DICHOTOMY — THE RIGHT TO LIVE, BUT NOT TO DIE | Timothy Joseph, Author | Writing The Best Books & Essays



Tick, Tick, Tick. But how many more? Just how many ticks of the clock we have is an unknown gift, yet with every one, it’s one second less we have to breathe. There comes a time when ‘time’ itself can become a point of strife. Why? Because if we are lucky, the ticks of the clock stop abruptly when we are close to the ending number; halted abruptly by any of a thousand ways with no hint of approach. But, if luck eludes us, the ticks get louder and louder and then painful to the point of despair, simply because the ticking won’t turn off when we want so badly for our clock to please stop.

Can we prepare, avoid the pain, and control the end? One can debate until out of breath the right or wrong of having the choice to stop the clock. As well, some would love to view the crystal ball of tomorrow to know when their clock is to stop, while others would dread that knowledge and would never want a peak at the end. Well, the debate and the view are equally moot, for neither can be, yet because there is no such thing as a clear crystal ball doesn’t mean we must ignore looking into a foggy one – they do exist.

So what about stopping our own clock–is it right or wrong? Can we decide for ourselves? Can I judge for myself? Can you judge? Religion pretty much says suicide is wrong, and the government certainly does. But why does it have to be suicide, why can’t it be “death by choice” instead.

The easy suicides usually hurt. If your car hits that lone tree the size of the Washington Monument surely there must be pain. But scarier than the pain is that you might not have been traveling fast enough or the airbag made you a paraplegic instead of a corpse – now there’s a risk not worth taking. Suicides become quickly identifiable, thanks to forensics, and of course we have to remember where we hid the pills.

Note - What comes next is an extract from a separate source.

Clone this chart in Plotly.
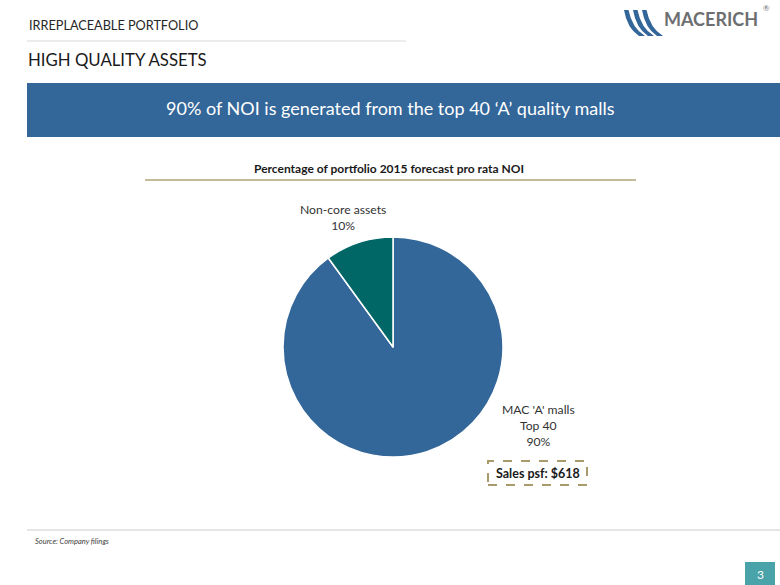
import plotly.graph_objects as go

W, H = 780, 585

labels = ["MAC 'A' malls Top 40", "Non-core assets"]
values = [90, 10]
colors = ["#336699", "#006666"]
label_texts = ["MAC 'A' malls<br>Top 40<br>90%", "Non-core assets<br>10%"]

FONT = "Lato, 'Open Sans', sans-serif"

def px(x):
    return x / W

def py(y):
    return 1 - y / H

fig = go.Figure()
fig.add_trace(go.Pie(
    labels=labels, values=values, sort=False, direction="clockwise",
    rotation=0, marker=dict(colors=colors, line=dict(color="white", width=1.5)),
    textinfo="none", hoverinfo="label+percent", showlegend=False,
    domain=dict(x=[px(283), px(503)], y=[py(457), py(237)]),
))

shapes = []
ann = []

# header texts
ann.append(dict(x=px(27), y=py(25), text="IRREPLACEABLE PORTFOLIO", xanchor="left", yanchor="middle",
                font=dict(size=12.7, color="#262626", family=FONT), showarrow=False))
shapes.append(dict(type="line", x0=px(27), x1=px(406), y0=py(41), y1=py(41), xref="paper", yref="paper",
                   line=dict(color="#d9d9d9", width=1)))
ann.append(dict(x=px(26), y=py(60), text="HIGH QUALITY ASSETS", xanchor="left", yanchor="middle",
                font=dict(size=16.8, color="#1a1a1a", family=FONT), showarrow=False))

# logo
stripe_color = "#336699"
for dx in [0, 9, 18]:
    x0 = 624 + dx
    path = (f"M {px(x0)} {py(10)} L {px(x0+4.5)} {py(10)} "
            f"Q {px(x0+8)} {py(28)} {px(x0+21)} {py(36)} "
            f"L {px(x0+15)} {py(36)} Q {px(x0+3)} {py(28)} {px(x0)} {py(10)} Z")
    shapes.append(dict(type="path", path=path, xref="paper", yref="paper",
                       fillcolor=stripe_color, line=dict(width=0)))
ann.append(dict(x=px(662), y=py(19), text="<b>MACERICH</b>", xanchor="left", yanchor="middle",
                font=dict(size=18, color="#6d6e70", family=FONT), showarrow=False))
ann.append(dict(x=px(766), y=py(8), text="®", xanchor="center", yanchor="middle",
                font=dict(size=8, color="#6d6e70", family=FONT), showarrow=False))

# blue banner
shapes.append(dict(type="rect", x0=px(27), x1=px(780), y0=py(137), y1=py(83), xref="paper", yref="paper",
                   fillcolor="#336699", line=dict(width=0)))
ann.append(dict(x=px(390), y=py(108), text="90% of NOI is generated from the top 40 ‘A’ quality malls",
                xanchor="center", yanchor="middle",
                font=dict(size=18, color="white", family=FONT), showarrow=False))

# chart title
ann.append(dict(x=px(389), y=py(168), text="<b>Percentage of portfolio 2015 forecast pro rata NOI</b>",
                xanchor="center", yanchor="middle",
                font=dict(size=12, color="#1a1a1a", family=FONT), showarrow=False))
shapes.append(dict(type="line", x0=px(145), x1=px(636), y0=py(180), y1=py(180), xref="paper", yref="paper",
                   line=dict(color="#b0a577", width=1.5)))

# slice labels
ann.append(dict(x=px(343), y=py(217), text=label_texts[1], xanchor="center", yanchor="middle",
                font=dict(size=12.2, color="#333333", family=FONT), showarrow=False))
ann.append(dict(x=px(538), y=py(425), text=label_texts[0], xanchor="center", yanchor="middle",
                font=dict(size=12.2, color="#333333", family=FONT), showarrow=False))

# dashed box
shapes.append(dict(type="rect", x0=px(488), x1=px(587), y0=py(485), y1=py(461), xref="paper", yref="paper",
                   line=dict(color="#a89a6a", width=2, dash="dash"), fillcolor="rgba(0,0,0,0)"))
ann.append(dict(x=px(537.5), y=py(473), text="<b>Sales psf: $618</b>", xanchor="center", yanchor="middle",
                font=dict(size=12.5, color="#1a1a1a", family=FONT), showarrow=False))

# footer
shapes.append(dict(type="line", x0=px(27), x1=px(780), y0=py(530), y1=py(530), xref="paper", yref="paper",
                   line=dict(color="#cccccc", width=1)))
ann.append(dict(x=px(33), y=py(541), text="<i>Source: Company filings</i>", xanchor="left", yanchor="middle",
                font=dict(size=7.5, color="#404040", family=FONT), showarrow=False))
shapes.append(dict(type="rect", x0=px(745), x1=px(775), y0=py(585), y1=py(562), xref="paper", yref="paper",
                   fillcolor="#4aa3a8", line=dict(width=0)))
ann.append(dict(x=px(760), y=py(574), text="3", xanchor="center", yanchor="middle",
                font=dict(size=12, color="white", family=FONT), showarrow=False))

fig.update_layout(
    width=W, height=H, margin=dict(l=0, r=0, t=0, b=0),
    paper_bgcolor="white", plot_bgcolor="white",
    shapes=shapes, annotations=ann,
)

fig.write_html("out.html", config={"displayModeBar": False},
               post_script="document.body.style.margin='0';document.body.style.overflow='hidden';")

I like to think that I’ll have prepared to do myself in when no longer living a valued life. But the problem is, when I reach that point, I won’t remember the method I prepared for. That means I’ll need a caring, loving, and understanding soul to help me, but that would make them an accomplice to murder, another risk not worth taking. So one is at a dead-end street (no pun intended). 

I wish someone would write some kind of law that would allow a person to declare in very precise descriptive terms at what level/quality of “living” and “near death” they wished to end their life, and allow a doctor to take care of that wish. What gives anyone any right over our life?

 Until that day comes (it’s a long way off–but it will come), we will see nursing homes with very old people hanging over their wheelchairs, unaware of who they are, where they are, and merely existing in a state of fog and delirium, while dribbling on the floor and soiling their diapers. How anyone can believe this is a “life” worth “living” is simply out of their mind. While the caring staff and nurses attend to their dying body (feed them, change them, and keep them clean), just what is being accomplished? Is it what that person wants? Clearly No.

It’s sad that our society demands we further demean and disgrace a loving soul day after day with the single purpose of–doing it another day. Yet this is the way of things, and all we can hope for is a “timely” and quick death. It’s a crying shame society forces us to die with no dignity whatsoever.

I just hope I can remember where I stashed the pills before society rips away my dignity. I am the only person having rights over my life. No society or person should have the authority to force me to suffer pain and indignity by keeping my useless body and unaware mind alive. If a horse can’t walk, it is put down; if a dog is hit by a car with no hope of survival, it is put down; just why can’t I be given as much respect as a horse or dog?